The Initial Performance Evaluation of Mixed Multi-Frequency Undifferenced and Uncombined BDS-2/3 Precise Point Positioning under Urban Environmental Conditions

Abstract

With the full operation of the global BeiDou navigation satellite system (BDS-3), positioning performance can be further enhanced by BDS-3 combined with the regional BeiDou navigation satellite system (BDS-2). However, due to satellite signals being out of lock and the limited visibility of satellites, the traditional multi-frequency BDS-2/3 precise point positioning (PPP) model is unable to maintain great positioning performance under urban environmental conditions. In this study, a mixed multi-frequency undifferenced and uncombined (UDUC) BDS-2/3 PPP model is presented to improve the positioning performance under urban environmental conditions by making full use of B1I, B1C, B2I, B2a, and B3I signals from all visible BDS satellites.

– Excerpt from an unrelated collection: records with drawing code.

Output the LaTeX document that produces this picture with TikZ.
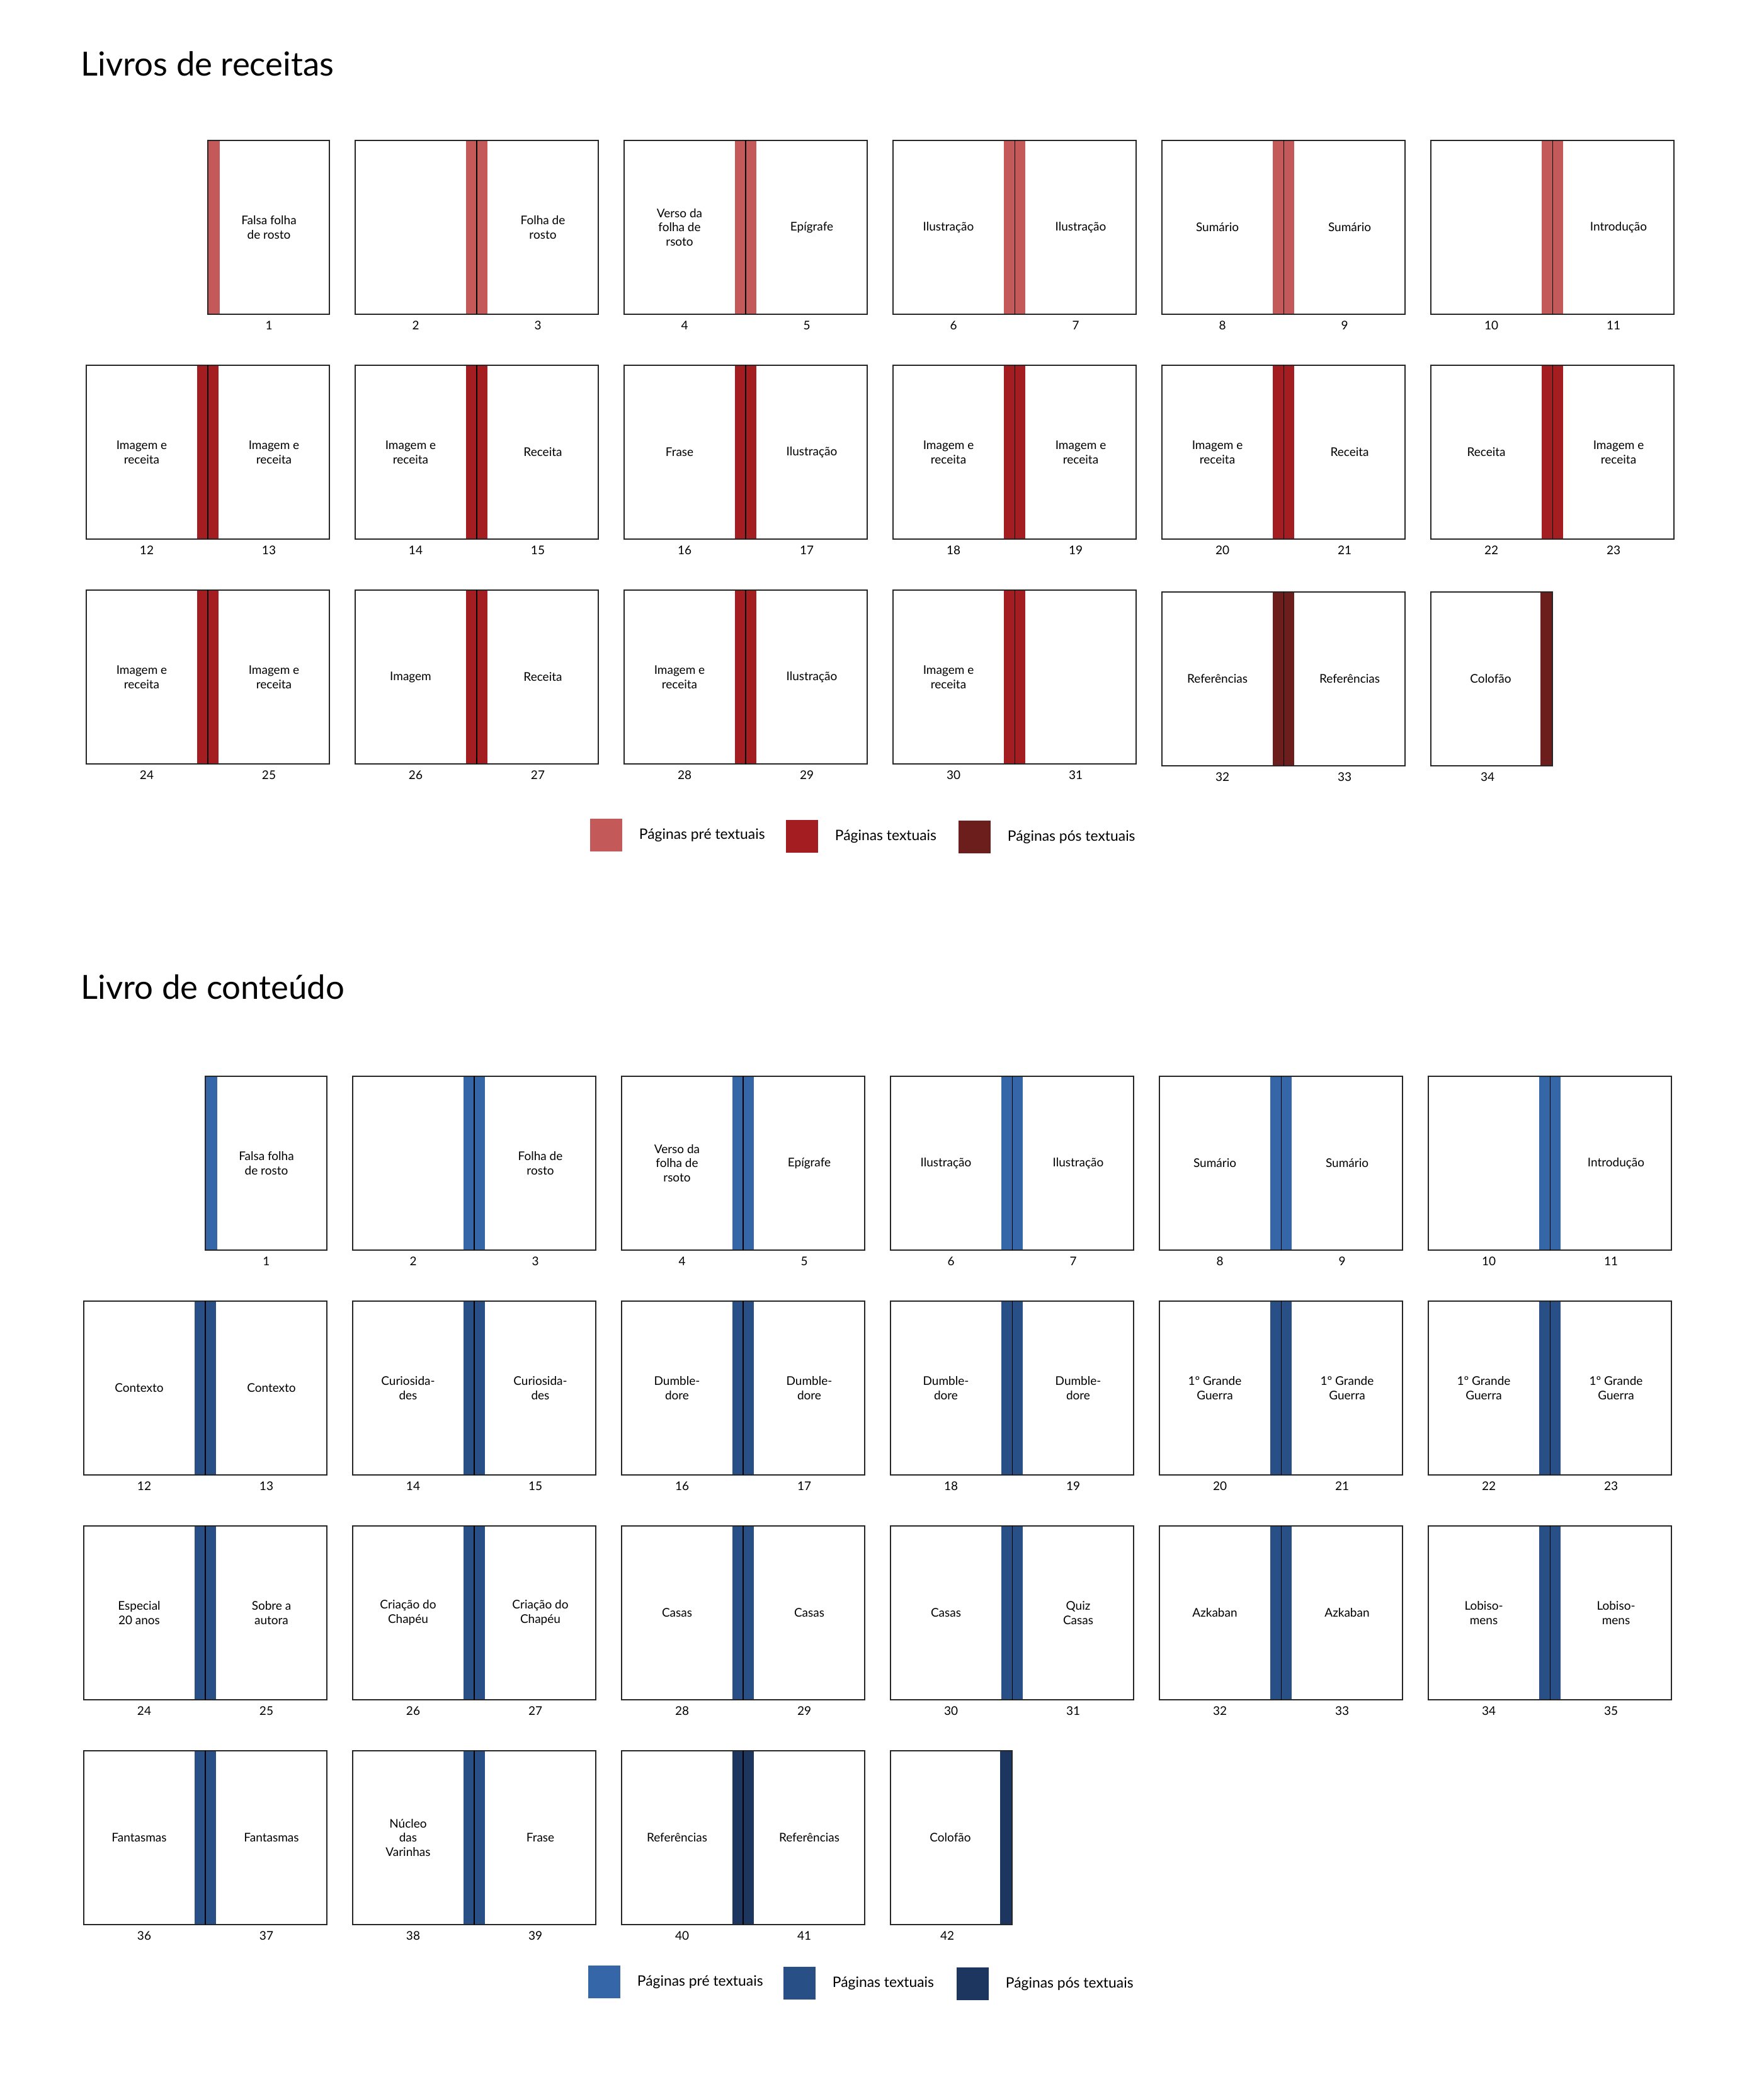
\documentclass[tikz,border=0pt]{standalone}
\usepackage{fontspec}
\setmainfont{Lato}
\usetikzlibrary{positioning}
\definecolor{vermpre}{HTML}{C4595A}
\definecolor{vermtxt}{HTML}{A41D21}
\definecolor{vermpos}{HTML}{6B1E1C}
\definecolor{azulpre}{HTML}{3566A8}
\definecolor{azultxt}{HTML}{285087}
\definecolor{azulpos}{HTML}{1C365F}

% pagina dupla: prefixo, x, y, cor, rotulo esq, rotulo dir, num esq, num dir
\newcommand{\dupla}[8]{%
  \fill[#4] (#2+176,#3) rectangle (#2+210,#3+276);
  \draw[pag] (#2,#3) rectangle (#2+386,#3+276);
  \draw[lomb] (#2+193,#3) -- (#2+193,#3+276);
  \node[rot] (#1r#7) at (#2+88,#3+138) {#5};
  \node[rot] (#1r#8) at (#2+298,#3+138) {#6};
  \node[num] (#1n#7) at (#2+96,#3+294) {#7};
  \node[num] (#1n#8) at (#2+290,#3+294) {#8};
}
% pagina simples a direita
\newcommand{\direita}[6]{%
  \fill[#4] (#2+193,#3) rectangle (#2+212,#3+276);
  \draw[pag] (#2+193,#3) rectangle (#2+386,#3+276);
  \node[rot] (#1r#6) at (#2+290,#3+138) {#5};
  \node[num] (#1n#6) at (#2+290,#3+294) {#6};
}
% pagina simples a esquerda
\newcommand{\esquerda}[6]{%
  \fill[#4] (#2+174,#3) rectangle (#2+193,#3+276);
  \draw[pag] (#2,#3) rectangle (#2+193,#3+276);
  \node[rot] (#1r#6) at (#2+95,#3+138) {#5};
  \node[num] (#1n#6) at (#2+90,#3+294) {#6};
}

\begin{document}
\begin{tikzpicture}[
  x=0.01cm, y=-0.01cm,
  pag/.style={draw=black!85, line width=0.55pt},
  lomb/.style={draw=black, line width=0.3pt},
  rot/.style={font=\fontsize{5.4}{6.5}\selectfont, align=center, inner sep=0pt},
  num/.style={font=\fontsize{5.4}{6.5}\selectfont, inner sep=0pt},
  tit/.style={font=\fontsize{15}{18}\selectfont, inner sep=0pt, anchor=base west},
  quad/.style={minimum width=0.51cm, minimum height=0.52cm, inner sep=0pt},
  leg/.style={font=\fontsize{6.5}{8}\selectfont, inner sep=0pt}
]
\useasboundingbox (0,0) rectangle (2800,3298);

% livros de receitas
\node[tit] (tv) at (128,121) {Livros de receitas};

\direita{v}{137}{223}{vermpre}{Falsa folha\\de rosto}{1}
\dupla{v}{564}{223}{vermpre}{}{Folha de\\rosto}{2}{3}
\dupla{v}{991}{223}{vermpre}{Verso da\\folha de\\rsoto}{Epígrafe}{4}{5}
\dupla{v}{1418}{223}{vermpre}{Ilustração}{Ilustração}{6}{7}
\dupla{v}{1845}{223}{vermpre}{Sumário}{Sumário}{8}{9}
\dupla{v}{2272}{223}{vermpre}{}{Introdução}{10}{11}

\dupla{v}{137}{580}{vermtxt}{Imagem e\\receita}{Imagem e\\receita}{12}{13}
\dupla{v}{564}{580}{vermtxt}{Imagem e\\receita}{Receita}{14}{15}
\dupla{v}{991}{580}{vermtxt}{Frase}{Ilustração}{16}{17}
\dupla{v}{1418}{580}{vermtxt}{Imagem e\\receita}{Imagem e\\receita}{18}{19}
\dupla{v}{1845}{580}{vermtxt}{Imagem e\\receita}{Receita}{20}{21}
\dupla{v}{2272}{580}{vermtxt}{Receita}{Imagem e\\receita}{22}{23}

\dupla{v}{137}{937}{vermtxt}{Imagem e\\receita}{Imagem e\\receita}{24}{25}
\dupla{v}{564}{937}{vermtxt}{Imagem}{Receita}{26}{27}
\dupla{v}{991}{937}{vermtxt}{Imagem e\\receita}{Ilustração}{28}{29}
\dupla{v}{1418}{937}{vermtxt}{Imagem e\\receita}{}{30}{31}
\dupla{v}{1845}{940}{vermpos}{Referências}{Referências}{32}{33}
\esquerda{v}{2272}{940}{vermpos}{Colofão}{34}

\node[quad, fill=vermpre] (lv1) at (962,1326) {};
\node[leg, right=2.6mm of lv1] (tv1) {Páginas pré textuais};
\node[quad, fill=vermtxt] (lv2) at (1273,1328) {};
\node[leg, right=2.6mm of lv2] (tv2) {Páginas textuais};
\node[quad, fill=vermpos] (lv3) at (1547,1329) {};
\node[leg, right=2.6mm of lv3] (tv3) {Páginas pós textuais};

% livro de conteudo
\node[tit] (ta) at (128,1586) {Livro de conteúdo};

\direita{a}{133}{1709}{azulpre}{Falsa folha\\de rosto}{1}
\dupla{a}{560}{1709}{azulpre}{}{Folha de\\rosto}{2}{3}
\dupla{a}{987}{1709}{azulpre}{Verso da\\folha de\\rsoto}{Epígrafe}{4}{5}
\dupla{a}{1414}{1709}{azulpre}{Ilustração}{Ilustração}{6}{7}
\dupla{a}{1841}{1709}{azulpre}{Sumário}{Sumário}{8}{9}
\dupla{a}{2268}{1709}{azulpre}{}{Introdução}{10}{11}

\dupla{a}{133}{2066}{azultxt}{Contexto}{Contexto}{12}{13}
\dupla{a}{560}{2066}{azultxt}{Curiosida-\\des}{Curiosida-\\des}{14}{15}
\dupla{a}{987}{2066}{azultxt}{Dumble-\\dore}{Dumble-\\dore}{16}{17}
\dupla{a}{1414}{2066}{azultxt}{Dumble-\\dore}{Dumble-\\dore}{18}{19}
\dupla{a}{1841}{2066}{azultxt}{1º Grande\\Guerra}{1º Grande\\Guerra}{20}{21}
\dupla{a}{2268}{2066}{azultxt}{1º Grande\\Guerra}{1º Grande\\Guerra}{22}{23}

\dupla{a}{133}{2423}{azultxt}{Especial\\20 anos}{Sobre a\\autora}{24}{25}
\dupla{a}{560}{2423}{azultxt}{Criação do\\Chapéu}{Criação do\\Chapéu}{26}{27}
\dupla{a}{987}{2423}{azultxt}{Casas}{Casas}{28}{29}
\dupla{a}{1414}{2423}{azultxt}{Casas}{Quiz\\Casas}{30}{31}
\dupla{a}{1841}{2423}{azultxt}{Azkaban}{Azkaban}{32}{33}
\dupla{a}{2268}{2423}{azultxt}{Lobiso-\\mens}{Lobiso-\\mens}{34}{35}

\dupla{a}{133}{2780}{azultxt}{Fantasmas}{Fantasmas}{36}{37}
\dupla{a}{560}{2780}{azultxt}{Núcleo\\das\\Varinhas}{Frase}{38}{39}
\dupla{a}{987}{2780}{azulpos}{Referências}{Referências}{40}{41}
\esquerda{a}{1414}{2780}{azulpos}{Colofão}{42}

\node[quad, fill=azulpre] (la1) at (959,3147) {};
\node[leg, right=2.6mm of la1] (ta1) {Páginas pré textuais};
\node[quad, fill=azultxt] (la2) at (1269,3149) {};
\node[leg, right=2.6mm of la2] (ta2) {Páginas textuais};
\node[quad, fill=azulpos] (la3) at (1544,3150) {};
\node[leg, right=2.6mm of la3] (ta3) {Páginas pós textuais};
\end{tikzpicture}
\end{document}
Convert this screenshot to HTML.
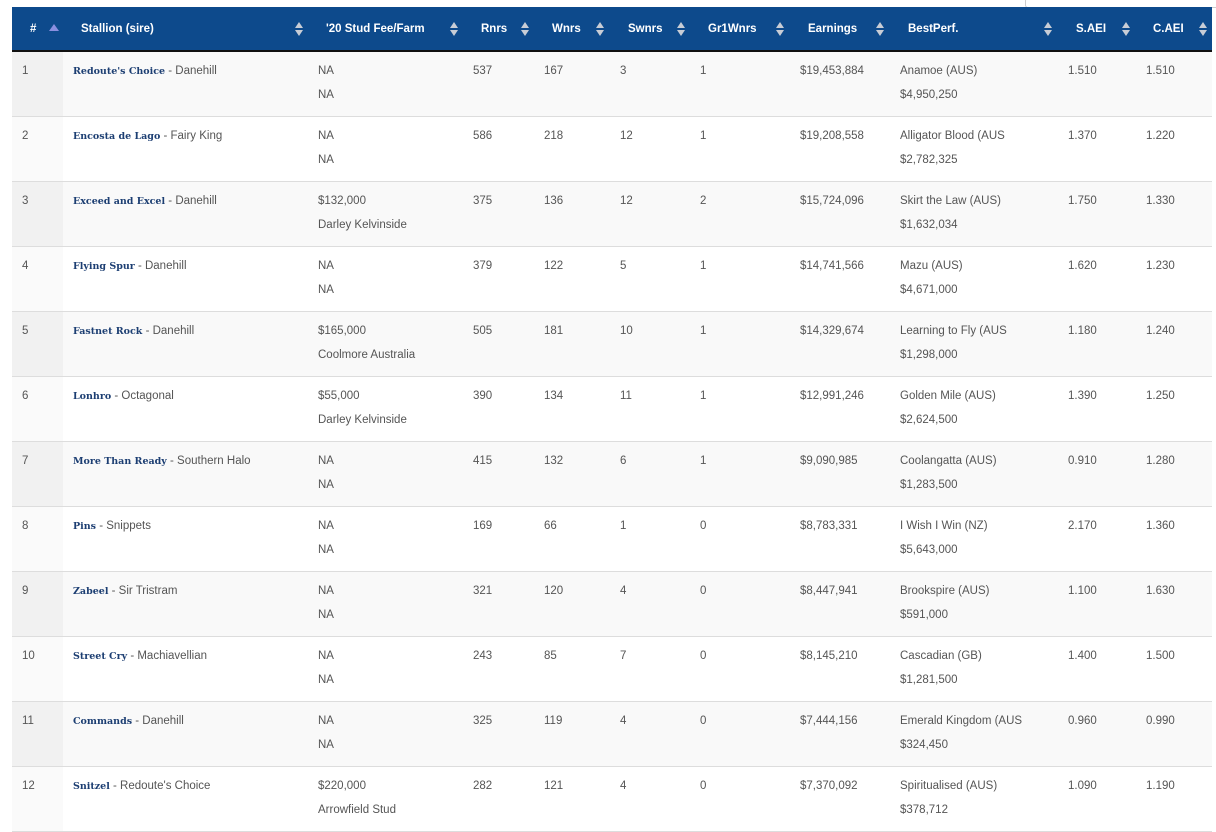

In this model, BDS satellites with single-, dual-, triple- and quad-frequency observations all can participate in PPP. The static and kinematic experiments were carried out using the mixed multi-frequency UDUC BDS-2/3 PPP model to fully assess the positioning performance under urban environmental conditions with comparisons to the multi-frequency model. The static experiments indicated that the mixed multi-frequency UDUC BDS-2/3 PPP could continuously achieve decimeter-level positioning accuracy at a cut-off elevation angle of 40°, but part of the BDS-3 PPP would lose resolution due to limited visible satellites. Furthermore, the initial kinematic vehicle experiment showed that mixed multi-frequency UDUC BDS-2/3 PPP had better satellite geometry and more observation redundancy than the traditional multi-frequency model. Compared with the traditional multi-frequency BDS-2/3 model, the positioning accuracy of the mixed multi-frequency model was improved by 51.6, 35.5, and 39.1%, respectively, in east, north, and up directions. The convergence time was shortened by 40%.